Is it the paycheck? Sure, I guess most of us would say the envelope from our employer gives us some motivation. But really though…there’s something else isn’t there? If we’re lucky.
I’m nearing the end of a time where I’ll work 16 of 17 straight days. Also in that span I worked one 13 hour day and a couple of other 9 hour days. Last week, counting live shots and vo/sots in different shows, I produced 10 stories, VJ style. Shot it all, wrote it all, and edited it all.
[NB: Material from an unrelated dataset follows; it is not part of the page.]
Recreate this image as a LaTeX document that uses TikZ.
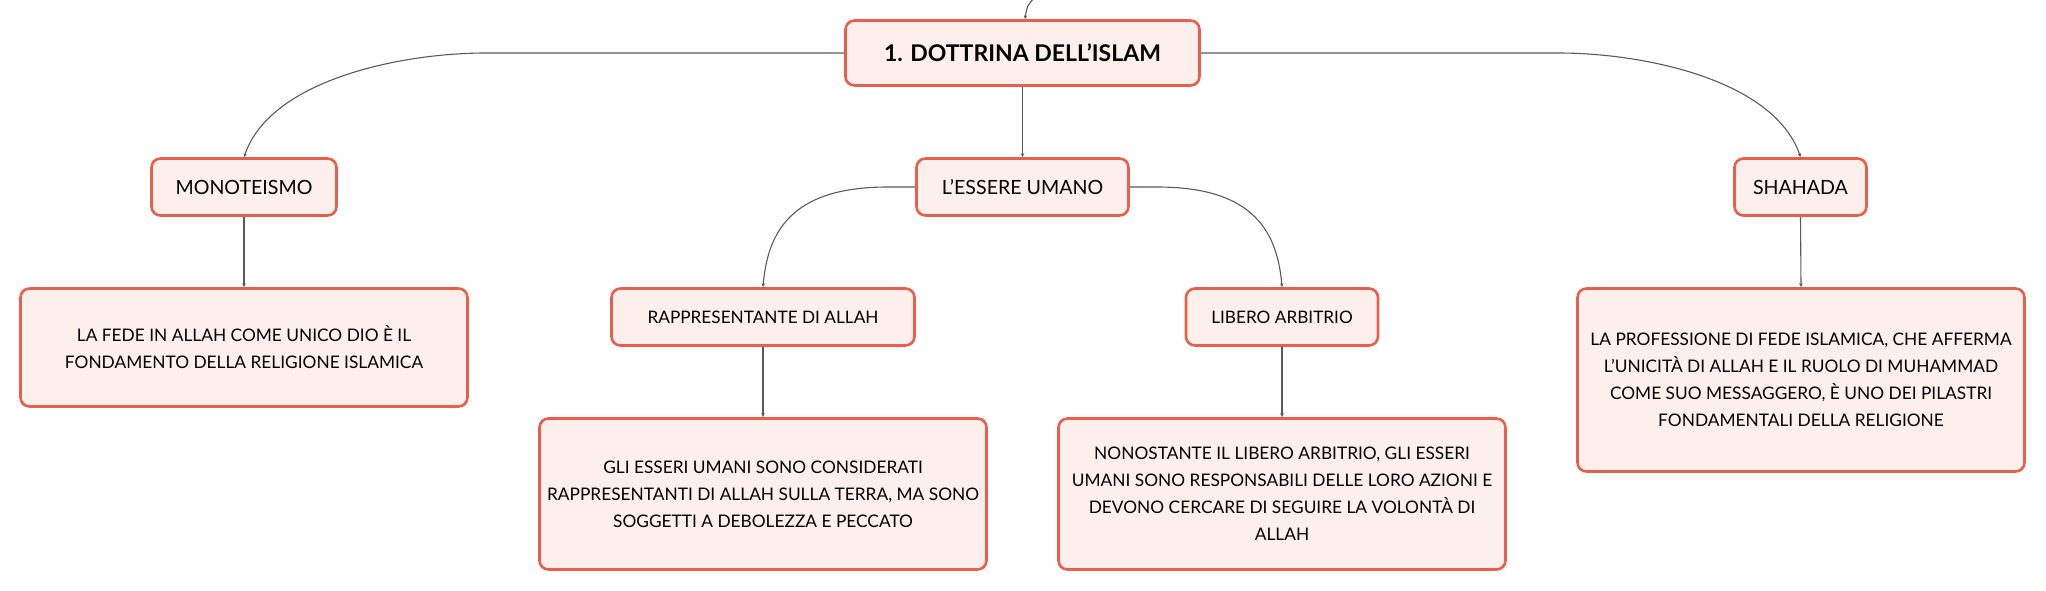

I’m exhausted tonight after covering a 2-day festival in downtown Nashville. VJ style. This morning, the morning anchors called at 6:30, live on the air for me to talk about the 2-day Christian music festival I covered downtown this weekend. That, after turning two stories on both Saturday and Sunday. By myself. Not complaining in the least little bit. To the contrary. I’ve never been happier working for a tv station. Now why is that?
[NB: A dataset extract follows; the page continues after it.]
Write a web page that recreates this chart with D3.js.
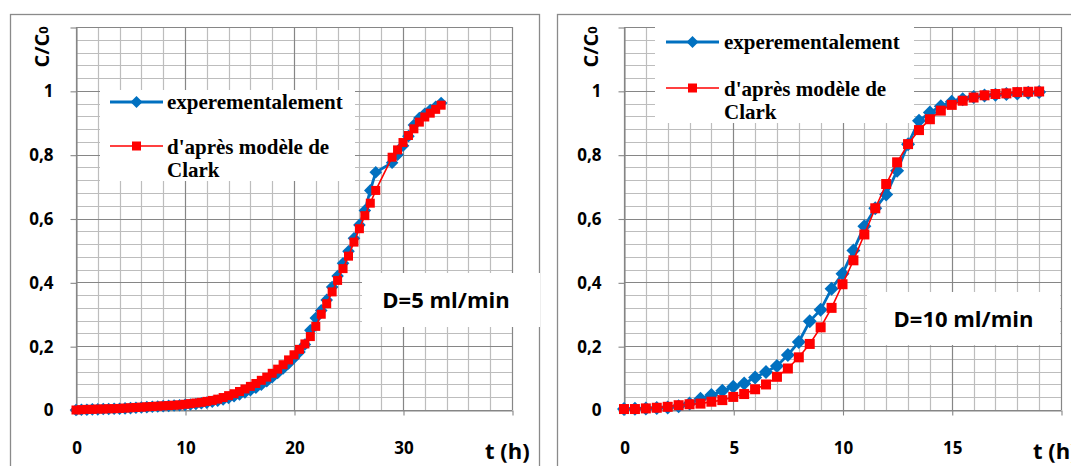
<!DOCTYPE html>
<html><head><meta charset="utf-8">
<script src="https://cdn.jsdelivr.net/npm/d3@7/dist/d3.min.js"></script>
<style>body{margin:0;background:#fff}svg{display:block}</style>
</head><body><svg id="c" width="1071" height="466"></svg>
<script>
// ---------- data ----------
const legendExp = "experementalement";
const legendClarkLines = ["d'après modèle de", "Clark"];
const yLabel = "C/C";
const yLabelSub = "0";
const xLabel = "t (h)";
const yTickValues = [0, 0.2, 0.4, 0.6, 0.8, 1, 1.2];
const yTickLabels = ["0", "0,2", "0,4", "0,6", "0,8", "1", ""];
const leftXTickValues = [0, 10, 20, 30, 40];
const leftXTickLabels = ["0", "10", "20", "30", ""];
const rightXTickValues = [0, 5, 10, 15, 20];
const rightXTickLabels = ["0", "5", "10", "15", ""];
const leftTitle = "D=5 ml/min";
const rightTitle = "D=10 ml/min";

const leftTime = [0,0.5,1,1.5,2,2.5,3,3.5,4,4.5,5,5.5,6,6.5,7,7.5,8,8.5,9,9.5,10,10.5,11,11.5,12,12.5,13,13.5,14,14.5,15,15.5,16,16.5,17,17.5,18,18.5,19,19.5,20,20.5,21,21.5,22,22.5,23,23.5,24,24.5,25,25.5,26,26.5,27,27.5,29,29.5,30,30.5,31,31.5,32,32.5,33,33.5];
const leftExp = [0,0.001,0.001,0.002,0.002,0.003,0.003,0.004,0.004,0.005,0.006,0.007,0.008,0.009,0.010,0.011,0.012,0.013,0.014,0.015,0.016,0.017,0.019,0.021,0.023,0.026,0.029,0.033,0.038,0.043,0.049,0.055,0.062,0.070,0.079,0.090,0.103,0.116,0.130,0.146,0.163,0.182,0.205,0.250,0.288,0.312,0.345,0.385,0.420,0.460,0.497,0.538,0.580,0.625,0.688,0.745,0.775,0.800,0.828,0.858,0.893,0.915,0.928,0.940,0.950,0.962];
const leftClark = [0,0.001,0.002,0.002,0.003,0.003,0.004,0.004,0.005,0.006,0.007,0.008,0.009,0.010,0.011,0.012,0.013,0.014,0.015,0.016,0.018,0.020,0.022,0.024,0.027,0.030,0.034,0.039,0.045,0.051,0.058,0.066,0.074,0.083,0.093,0.103,0.115,0.128,0.142,0.157,0.173,0.190,0.207,0.230,0.262,0.300,0.333,0.370,0.406,0.443,0.482,0.526,0.568,0.609,0.648,0.688,0.792,0.815,0.838,0.860,0.881,0.902,0.918,0.930,0.942,0.955];

const rightTime = [0,0.5,1,1.5,2,2.5,3,3.5,4,4.5,5,5.5,6,6.5,7,7.5,8,8.5,9,9.5,10,10.5,11,11.5,12,12.5,13,13.5,14,14.5,15,15.5,16,16.5,17,17.5,18,18.5,19];
const rightExp = [0.003,0.004,0.005,0.006,0.008,0.012,0.020,0.035,0.047,0.060,0.073,0.083,0.102,0.119,0.138,0.172,0.213,0.278,0.314,0.380,0.427,0.500,0.576,0.632,0.675,0.750,0.833,0.906,0.932,0.952,0.966,0.974,0.981,0.985,0.988,0.990,0.992,0.994,0.996];
const rightClark = [0.003,0.003,0.005,0.007,0.010,0.015,0.018,0.020,0.026,0.031,0.041,0.050,0.065,0.080,0.104,0.130,0.165,0.207,0.259,0.320,0.394,0.469,0.550,0.632,0.708,0.776,0.833,0.877,0.911,0.938,0.956,0.969,0.979,0.986,0.990,0.992,0.996,0.997,0.998];

// ---------- drawing ----------
const BLUE = "#0070C0", RED = "#FF0000";
const MAJOR = "#868686", MINOR = "#bdbdbd", FRAME = "#8a8a8a";
const SANS = "'Open Sans', sans-serif", SERIF = "'Liberation Serif', 'Times New Roman', serif";
const svg = d3.select("#c");
svg.append("rect").attr("width",1071).attr("height",466).attr("fill","#fff");

function diamond(r){ return `M0,${-r}L${r},0L0,${r}L${-r},0Z`; }

function drawChart(cfg) {
  const g = svg.append("g");
  g.append("rect").attr("x",cfg.frame[0]+0.5).attr("y",cfg.frame[1]+0.5)
    .attr("width",cfg.frame[2]).attr("height",600)
    .attr("fill","#fff").attr("stroke",FRAME).attr("stroke-width",1.3);

  const x = d3.scaleLinear().domain([0,cfg.xMax]).range([cfg.x0,cfg.x1]);
  const y = d3.scaleLinear().domain([0,1.2]).range([410,27]);

  const grid = g.append("g");
  const vMinor = d3.range(0, cfg.xMax+1e-9, cfg.xMinor);
  const hMinor = d3.range(0, 1.2+1e-9, 0.04);
  grid.selectAll(".vm").data(vMinor).join("line")
    .attr("x1",d=>Math.round(x(d))+0.5).attr("x2",d=>Math.round(x(d))+0.5)
    .attr("y1",y(1.2)).attr("y2",y(0)).attr("stroke",MINOR).attr("stroke-width",1.2);
  grid.selectAll(".hm").data(hMinor).join("line")
    .attr("y1",d=>Math.round(y(d))+0.5).attr("y2",d=>Math.round(y(d))+0.5)
    .attr("x1",x(0)).attr("x2",x(cfg.xMax)).attr("stroke",MINOR).attr("stroke-width",1.2);
  grid.selectAll(".vM").data(cfg.xTicks).join("line")
    .attr("x1",d=>Math.round(x(d))+0.5).attr("x2",d=>Math.round(x(d))+0.5)
    .attr("y1",y(1.2)).attr("y2",y(0)).attr("stroke",MAJOR).attr("stroke-width",1.1);
  grid.selectAll(".hM").data(yTickValues).join("line")
    .attr("y1",d=>Math.round(y(d))+0.5).attr("y2",d=>Math.round(y(d))+0.5)
    .attr("x1",x(0)).attr("x2",x(cfg.xMax)).attr("stroke",MAJOR).attr("stroke-width",1.1);

  // axes
  const ya = g.append("g").attr("transform",`translate(${Math.round(x(0))+0.5},0.5)`)
    .call(d3.axisLeft(y).tickValues(yTickValues).tickSize(6).tickSizeOuter(0).tickPadding(17)
      .tickFormat((d,i)=>yTickLabels[i]));
  const xa = g.append("g").attr("transform",`translate(0.5,${Math.round(y(0))+0.5})`)
    .call(d3.axisBottom(x).tickValues(cfg.xTicks).tickSize(5).tickSizeOuter(0).tickPadding(26)
      .tickFormat((d,i)=>cfg.xLabels[i]));
  [ya,xa].forEach(a=>{
    a.selectAll("path,line").attr("stroke",MAJOR).attr("stroke-width",1.1);
    a.selectAll("text").attr("font-family",SANS).attr("font-weight",700)
      .attr("font-size",17).attr("fill","#000");
  });

  // axis titles
  const yl = g.append("text").attr("transform",`translate(${cfg.yTitleX},47) rotate(-90)`)
    .attr("text-anchor","middle").attr("font-family",SANS).attr("font-weight",700)
    .attr("font-size",20).attr("fill","#000");
  yl.append("tspan").text(yLabel);
  yl.append("tspan").attr("font-size",13).attr("dy",-1).text(yLabelSub);
  g.append("text").attr("x",cfg.xTitleX).attr("y",459).attr("font-family",SANS)
    .attr("font-weight",700).attr("font-size",22).attr("fill","#000").text(xLabel);

  // legend box
  const L = cfg.legend;
  g.append("rect").attr("x",L.box[0]).attr("y",L.box[1]).attr("width",L.box[2]).attr("height",L.box[3]).attr("fill","#fff");
  g.append("line").attr("x1",L.lx).attr("x2",L.lx+53).attr("y1",L.y1).attr("y2",L.y1)
    .attr("stroke",BLUE).attr("stroke-width",2.8);
  g.append("path").attr("d",diamond(6)).attr("fill",BLUE).attr("transform",`translate(${L.lx+26.5},${L.y1})`);
  g.append("text").attr("x",L.tx).attr("y",L.y1+7).attr("font-family",SERIF).attr("font-weight",700)
    .attr("font-size",21).attr("fill","#000").text(legendExp);
  g.append("line").attr("x1",L.lx).attr("x2",L.lx+53).attr("y1",L.y2).attr("y2",L.y2)
    .attr("stroke",RED).attr("stroke-width",1.6);
  g.append("rect").attr("x",L.lx+26.5-4.5).attr("y",L.y2-4.5).attr("width",9).attr("height",9).attr("fill",RED);
  legendClarkLines.forEach((t,i)=>{
    g.append("text").attr("x",L.tx).attr("y",L.y2+8+i*23).attr("font-family",SERIF).attr("font-weight",700)
      .attr("font-size",21).attr("fill","#000").text(t);
  });

  // annotation box
  const A = cfg.note;
  g.append("rect").attr("x",A.box[0]).attr("y",A.box[1]).attr("width",A.box[2]).attr("height",A.box[3]).attr("fill","#fff");
  g.append("text").attr("x",A.box[0]+A.box[2]/2+A.dx).attr("y",A.box[1]+A.box[3]/2+8)
    .attr("text-anchor","middle").attr("font-family",SANS).attr("font-weight",700)
    .attr("font-size",22).attr("fill","#000").text(cfg.title);

  // series
  const line = d3.line().x(d=>x(d[0])).y(d=>y(d[1]));
  const exp = cfg.t.map((t,i)=>[t,cfg.exp[i]]);
  const cl = cfg.t.map((t,i)=>[t,cfg.clark[i]]);
  g.append("path").datum(exp).attr("d",line).attr("fill","none").attr("stroke",BLUE).attr("stroke-width",2.8);
  g.selectAll(".dm").data(exp).join("path").attr("d",diamond(cfg.dr)).attr("fill",BLUE)
    .attr("transform",d=>`translate(${x(d[0])},${y(d[1])})`);
  g.append("path").datum(cl).attr("d",line).attr("fill","none").attr("stroke",RED).attr("stroke-width",1.6);
  g.selectAll(".sq").data(cl).join("rect").attr("fill",RED)
    .attr("x",d=>x(d[0])-cfg.sq/2).attr("y",d=>y(d[1])-cfg.sq/2).attr("width",cfg.sq).attr("height",cfg.sq);
}

drawChart({
  frame:[10,14,529], x0:76, x1:512, xMax:40, xMinor:2,
  xTicks:leftXTickValues, xLabels:leftXTickLabels,
  yTitleX:49, xTitleX:485,
  legend:{box:[100,90,255,91], lx:110, tx:167, y1:102, y2:146},
  note:{box:[362,273,178,54], dx:-5}, title:leftTitle,
  t:leftTime, exp:leftExp, clark:leftClark, dr:6.3, sq:9
});
drawChart({
  frame:[557,14,560], x0:624, x1:1061, xMax:20, xMinor:1,
  xTicks:rightXTickValues, xLabels:rightXTickLabels,
  yTitleX:598, xTitleX:1033,
  legend:{box:[655,20,259,103], lx:666, tx:724, y1:42, y2:88},
  note:{box:[867,292,193,53], dx:0}, title:rightTitle,
  t:rightTime, exp:rightExp, clark:rightClark, dr:7, sq:10
});
</script></body></html>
I’m sure you’ve done something like this too. Working really really hard. Maybe as hard as you’ve ever worked. And you couldn’t be happier about it.
Now why is that?
It isn’t the overtime, at least for me, I don’t get it. It isn’t the comp-time either. I already had a couple days off at the end of this book. So what makes the difference?
I’ve been working hard at covering the stories I’m covering because they’re my stories. I’ve taken ownership of the religion stories that come out of News 2. Much like how the folks in the weather department get jazzed over severe weather, much like the sports guys get fired up covering the Titans or Sounds or Preds when they’re doing well. It’s my thing.
Last Tuesday, I had two pieces that were scheduled and promoted for the 5 and 10 o’clock newscast. At noon, Rev. Jerry Falwell died. My managing editor decided (good call here too) to hold my two stories and put me on local reaction to Falwell’s passing. If I hadn’t taken ownership over the religion stories making news, I might have been ticked off that my two series pieces were put on hold. But I found myself grabbing my camera and rushing out the door to find locals who knew Dr. Falwell and get their reaction on the air by 4.
I found (with help from our 5 o’clock producer Stephen) the man who served as Falwell’s music director for 35 years. I had to talk him into putting on a suit (his call) and meeting me for a quick interview. By 2 I was interviewing a local pastor who had three kids graduating from Liberty University and who hosted Dr. Falwell on his last public appearance in Nashville.
If I didn’t feel some type of ownership, I don’t think I would have been as eager to bust my tail on the story. At least, I know I haven’t found that motivation at other stations.
I think when you’re a general assignment reporter, you take ownership of individual stories on individual days. But once the page has turned, you find yourself looking at all stories as sort of a temporary side street. I’ll bet health reporters and education reporters and any other “beat reporter” feels the same way.
I think maybe that’s the greatest thing about having a “beat” or a concentration. I imagine it may be the same for professors and teachers. Not only are you able to gather more information and intelligence about your particular subject, you find yourself in your hours away from the job, reading and studying more about the emphasis you’ve chosen.
That’s why tonight, instead of trying to get away from work, I find myself reading more about the stories I’ll be doing this week.
For the television viewer, or newspaper reader, they get a more focused and comprehensive story. Every time.
And for the reporter, it makes work, seem a lot less like work.